Should monopolies — created by the state imprisoning us in our homes for 18 months — be broken up in the interest of reintroducing fair competition? Absolutely. But the corporate tax brackets won’t achieve that. They will only further consolidate the monopolies with the likes of Amazon, Google, and Facebook factoring costs into consumer goods, and their competitors’ growth impaired.
To rebalance the scales, use a targeted taxation system instead. Calculate the record profits accrued by select industries by comparing projected growth for 2020 to total costs. Then set a rate of recuperative taxation over a set period, and grant a flat income tax deduction to all citizens in that same period. This will improve consumer purchasing power and act as a model for a low-tax high-spend society long after Amazon and its ilk pay off the deficit.

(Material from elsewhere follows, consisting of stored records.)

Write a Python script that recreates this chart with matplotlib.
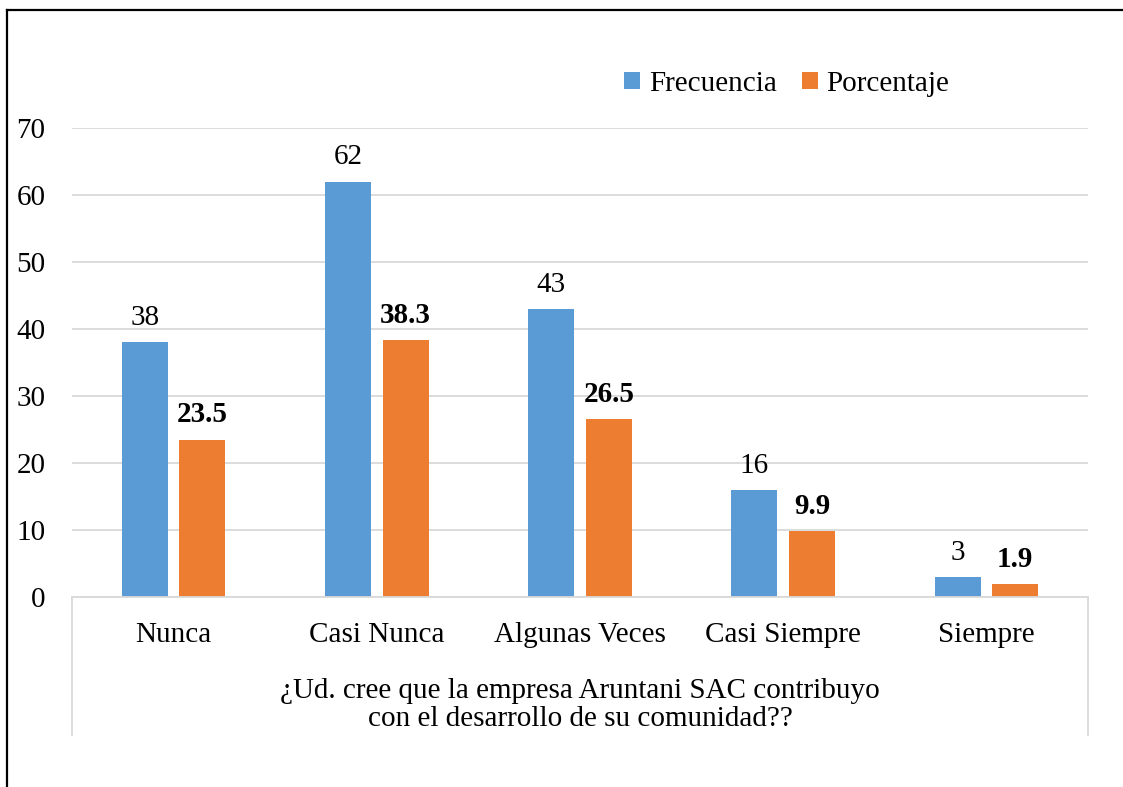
import matplotlib
matplotlib.use("Agg")
import matplotlib.pyplot as plt
import numpy as np
from matplotlib.lines import Line2D
from matplotlib.patches import Patch

categories = ["Nunca", "Casi Nunca", "Algunas Veces", "Casi Siempre", "Siempre"]
frecuencia = [38, 62, 43, 16, 3]
porcentaje = [23.5, 38.3, 26.5, 9.9, 1.9]
yticks = [0, 10, 20, 30, 40, 50, 60, 70]
xlabel = "¿Ud. cree que la empresa Aruntani SAC contribuyo\ncon el desarrollo de su comunidad??"

BLUE = "#5B9BD5"
ORANGE = "#ED7D31"
GRID = "#D9D9D9"
FS = 21

plt.rcParams['font.family'] = ['Liberation Serif', 'DejaVu Serif']

W, H = 1123, 787
fig = plt.figure(figsize=(W / 100, H / 100), dpi=100)

def fx(px):
    return px / W

def fy(py):
    return 1 - py / H

left_px, right_px, top_px, bottom_px = 72, 1088, 128, 597
ax = fig.add_axes([fx(left_px), fy(bottom_px), fx(right_px - left_px), (bottom_px - top_px) / H])

x = np.arange(len(categories))
bw = 0.226
off = 0.142
b1 = ax.bar(x - off, frecuencia, bw, color=BLUE, label="Frecuencia", zorder=3)
b2 = ax.bar(x + off, porcentaje, bw, color=ORANGE, label="Porcentaje", zorder=3)

for rect, v in zip(b1, frecuencia):
    ax.annotate(f"{v}", (rect.get_x() + rect.get_width() / 2, v), xytext=(0, 8),
                textcoords="offset points", ha="center", va="bottom", fontsize=FS)
for rect, v in zip(b2, porcentaje):
    ax.annotate(f"{v}", (rect.get_x() + rect.get_width() / 2, v), xytext=(0, 8),
                textcoords="offset points", ha="center", va="bottom", fontsize=FS,
                fontweight="bold")

ax.set_xlim(-0.5, len(categories) - 0.5)
ax.set_ylim(0, 70)
ax.set_yticks(yticks)
ax.set_yticklabels([str(t) for t in yticks], fontsize=FS)
ax.set_xticks(x)
ax.set_xticklabels(categories, fontsize=FS)
ax.tick_params(axis="y", length=0, pad=19)
ax.tick_params(axis="x", length=0, pad=18)

ax.grid(axis="y", color=GRID, linewidth=1.3, zorder=0)
for s in ["top", "right", "left"]:
    ax.spines[s].set_visible(False)
ax.spines["bottom"].set_color(GRID)
ax.spines["bottom"].set_linewidth(1.3)
ax.spines["bottom"].set_zorder(4)

# multi-level category axis box lines
ybot = 735
for xp in (left_px, right_px):
    fig.add_artist(Line2D([fx(xp), fx(xp)], [fy(bottom_px), fy(ybot)], color=GRID, linewidth=1.3))

fig.text(fx(580), fy(705), xlabel, ha="center", va="center",
         fontsize=FS, linespacing=1.07)

# legend
handles = [Patch(facecolor=BLUE), Patch(facecolor=ORANGE)]
fig.legend(handles, ["Frecuencia", "Porcentaje"], loc="center", bbox_to_anchor=(fx(787), fy(84)),
           ncol=2, frameon=False, fontsize=FS, handlelength=0.55, handleheight=0.55,
           handletextpad=0.3, columnspacing=0.85)

# outer border (cropped on right and bottom)
fig.add_artist(Line2D([fx(7), fx(7)], [fy(10), 0], color="black", linewidth=1.6))
fig.add_artist(Line2D([fx(7), 1], [fy(10), fy(10)], color="black", linewidth=1.6))

fig.savefig("out.png", dpi=100)
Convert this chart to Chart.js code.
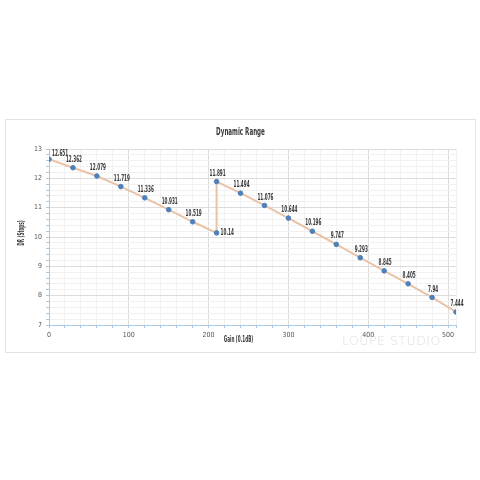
<!DOCTYPE html>
<html>
<head>
<meta charset="utf-8">
<script src="https://cdn.jsdelivr.net/npm/chart.js@4"></script>
<style>
  html, body { margin: 0; padding: 0; background: #ffffff; }
  #card { position: absolute; left: 5px; top: 119px; width: 471px; height: 234px; border: 1px solid #e3e3e3; box-sizing: border-box; background: #fff; }
  #wrap { position: absolute; left: 0; top: 0; width: 469px; height: 232px; }
  #wm { position: absolute; left: 342px; top: 333px; font-family: 'DejaVu Sans', sans-serif; font-size: 12.5px; letter-spacing: 0.5px; color: rgba(200,200,200,0.6); font-weight: 300; }
</style>
</head>
<body>
<div id="card"><div id="wrap"><canvas id="c"></canvas></div></div>
<div id="wm">LOUPE STUDIO</div>
<script>
const gain = [0, 30, 60, 90, 120, 150, 180, 210, 210, 240, 270, 300, 330, 360, 390, 420, 450, 480, 510];
const dr = [12.651, 12.362, 12.079, 11.719, 11.336, 10.931, 10.519, 10.14, 11.891, 11.494, 11.076, 10.644, 10.196, 9.747, 9.293, 8.845, 8.405, 7.94, 7.444];
const drLabels = ['12.651','12.362','12.079','11.719','11.336','10.931','10.519','10.14','11.891','11.494','11.076','10.644','10.196','9.747','9.293','8.845','8.405','7.94','7.444'];
const xTickLabels = [0, 100, 200, 300, 400, 500];
const yTickLabels = [7, 8, 9, 10, 11, 12, 13];
const xMinorStep = 20;
const yMinorStep = 0.2;
const chartTitle = 'Dynamic Range';
const xTitle = 'Gain (0.1dB)';
const yTitle = 'DR (Stops)';

const FONT = "'DejaVu Sans Condensed', 'Liberation Sans', sans-serif";

// draws condensed text (horizontally squeezed like the reference's condensed face)
function condText(ctx, s, x, y, squeeze) {
  const w = ctx.measureText(s).width;
  ctx.fillText(s, x, y, w * squeeze);
}

const labelPlugin = {
  id: 'pointLabels',
  afterDatasetsDraw(chart) {
    const ctx = chart.ctx;
    const meta = chart.getDatasetMeta(0);
    ctx.save();
    ctx.font = "bold 8px " + FONT;
    ctx.fillStyle = '#3a3a3a';
    meta.data.forEach((pt, i) => {
      const next = dr[i + 1];
      const x = pt.x, y = pt.y;
      if (i === 0) {
        ctx.textAlign = 'left'; ctx.textBaseline = 'middle';
        condText(ctx, drLabels[i], x + 3, y - 5, 0.58);
      } else if (next !== undefined && next > dr[i]) {
        ctx.textAlign = 'left'; ctx.textBaseline = 'middle';
        condText(ctx, drLabels[i], x + 4, y, 0.58);
      } else {
        ctx.textAlign = 'center'; ctx.textBaseline = 'bottom';
        condText(ctx, drLabels[i], x + 1, y - 4, 0.58);
      }
    });
    ctx.restore();
  }
};

const titlesPlugin = {
  id: 'titles',
  afterDraw(chart) {
    const ctx = chart.ctx;
    const a = chart.chartArea;
    ctx.save();
    ctx.fillStyle = '#3a3a3a';
    ctx.textAlign = 'center'; ctx.textBaseline = 'middle';
    ctx.font = "bold 10px " + FONT;
    condText(ctx, chartTitle, (a.left + a.right) / 2 - 12, 12, 0.62);
    ctx.font = "bold 8px " + FONT;
    condText(ctx, xTitle, (a.left + a.right) / 2 - 14, a.bottom + 15, 0.58);
    ctx.translate(16, (a.top + a.bottom) / 2 - 4);
    ctx.rotate(-Math.PI / 2);
    condText(ctx, yTitle, 0, 0, 0.58);
    ctx.restore();
  }
};

const isInt = v => Math.abs(v - Math.round(v)) < 1e-6;

new Chart(document.getElementById('c'), {
  type: 'scatter',
  data: {
    datasets: [{
      data: gain.map((g, i) => ({ x: g, y: dr[i] })),
      showLine: true,
      borderColor: '#e9c3a6',
      borderWidth: 2,
      pointBackgroundColor: '#4e80bb',
      pointBorderColor: '#4e80bb',
      pointBorderWidth: 1,
      pointRadius: 2.3,
      pointHoverRadius: 2.3
    }]
  },
  options: {
    responsive: true,
    maintainAspectRatio: false,
    animation: false,
    layout: { padding: { left: 0, right: 19, top: 29, bottom: 0 } },
    plugins: {
      legend: { display: false },
      tooltip: { enabled: false },
      title: { display: false }
    },
    scales: {
      x: {
        type: 'linear', min: 0, max: 510,
        afterBuildTicks: s => {
          const t = [];
          for (let v = 0; v <= 500; v += xMinorStep) t.push({ value: v });
          t.push({ value: 510 });
          s.ticks = t;
        },
        afterFit: s => { s.height = 27; },
        ticks: {
          autoSkip: false, maxRotation: 0, color: '#555',
          font: { family: FONT, size: 7 }, padding: 3,
          callback: v => xTickLabels.includes(v) ? String(v) : ''
        },
        grid: {
          color: c => (c.tick && xTickLabels.includes(c.tick.value)) ? '#dcdcdc' : '#f1f1f1',
          tickColor: '#a9c9e8', tickLength: 3, drawTicks: true
        },
        border: { color: '#a9c9e8', width: 1 }
      },
      y: {
        min: 7, max: 13,
        afterBuildTicks: s => {
          const t = [];
          for (let k = 0; k <= 30; k++) t.push({ value: Math.round((7 + k * yMinorStep) * 10) / 10 });
          s.ticks = t;
        },
        afterFit: s => { s.width = 43; },
        ticks: {
          autoSkip: false, color: '#555',
          font: { family: FONT, size: 7 }, padding: 4,
          callback: v => (isInt(v) && yTickLabels.includes(Math.round(v))) ? String(Math.round(v)) : ''
        },
        grid: {
          color: c => (c.tick && isInt(c.tick.value)) ? '#dcdcdc' : '#f1f1f1',
          tickColor: '#a9c9e8', tickLength: 3
        },
        border: { color: '#a9c9e8', width: 1 }
      }
    }
  },
  plugins: [labelPlugin, titlesPlugin]
});
</script>
</body>
</html>
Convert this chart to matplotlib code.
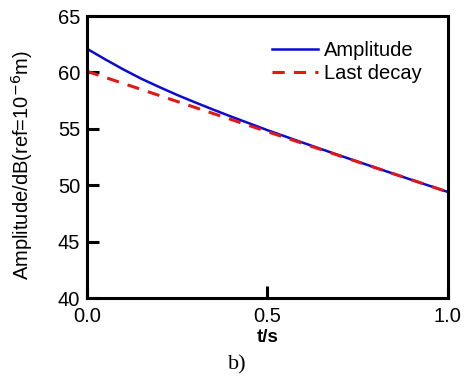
import matplotlib
matplotlib.use("Agg")
import matplotlib.pyplot as plt

t = [0.0, 0.05, 0.1, 0.15, 0.2, 0.25, 0.3, 0.35, 0.4, 0.45, 0.5, 0.6, 0.7, 0.8, 0.9, 1.0]
amplitude = [62.1, 61.17, 60.28, 59.45, 58.71, 58.0, 57.34, 56.7, 56.08, 55.48,
             54.88, 53.75, 52.64, 51.55, 50.47, 49.4]
decay_t = [0.0, 1.0]
last_decay = [60.1, 49.4]

xticks = [0.0, 0.5, 1.0]
yticks = [40, 45, 50, 55, 60, 65]

plt.rcParams['font.family'] = ['Liberation Sans', 'DejaVu Sans']

fig = plt.figure(figsize=(4.7, 3.78), dpi=100)
ax = fig.add_axes([0.185, 0.2116, 0.768, 0.746])

ax.plot(t, amplitude, color='#0a0ad0', lw=1.8, label='Amplitude')
ax.plot(decay_t, last_decay, color='#e01818', lw=2.2, ls=(0, (4, 3)), label='Last decay')

ax.set_xlim(0, 1)
ax.set_ylim(40, 65)
ax.set_xticks(xticks)
ax.set_xticklabels(['%.1f' % v for v in xticks])
ax.set_yticks(yticks)

for s in ax.spines.values():
    s.set_linewidth(2.2)
ax.tick_params(direction='in', length=8.5, width=2.2, labelsize=14.5, pad=5)
ax.tick_params(axis='x', pad=6.5)

ax.set_ylabel('Amplitude/dB(ref=10$^{-6}$m)', fontsize=14.5)
ax.yaxis.set_label_coords(-0.145, 0.47)
ax.set_xlabel('t/s', fontsize=13.5, fontweight='bold', labelpad=2)

ax.legend(loc='upper left', bbox_to_anchor=(0.5125, 0.91), frameon=False,
          fontsize=14.5, handlelength=2.3, handletextpad=0.3,
          borderaxespad=0, borderpad=0, labelspacing=0.2)

fig.text(0.504, 0.0344, 'b)', fontsize=16, family='Liberation Serif', ha='center', va='center')

fig.savefig('out.png', dpi=100)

If you want to foster a climate for investing in the, well, climate, then a worldwide 15 percent shakedown will ruin the “race to the bottom” which drives market competitiveness. Governments should be loading their start guns for said race, not just on low taxes, but on state spending, too. The state is not the proprietor of rights or productivity: they’re at best watchmen, often incompetent, and at worst saboteurs of the pursuit of happiness. Just because they’re all jumping off the cliff into the Red Sea of socialism doesn’t mean it’s sensible. I for one don’t wish to be a lemming.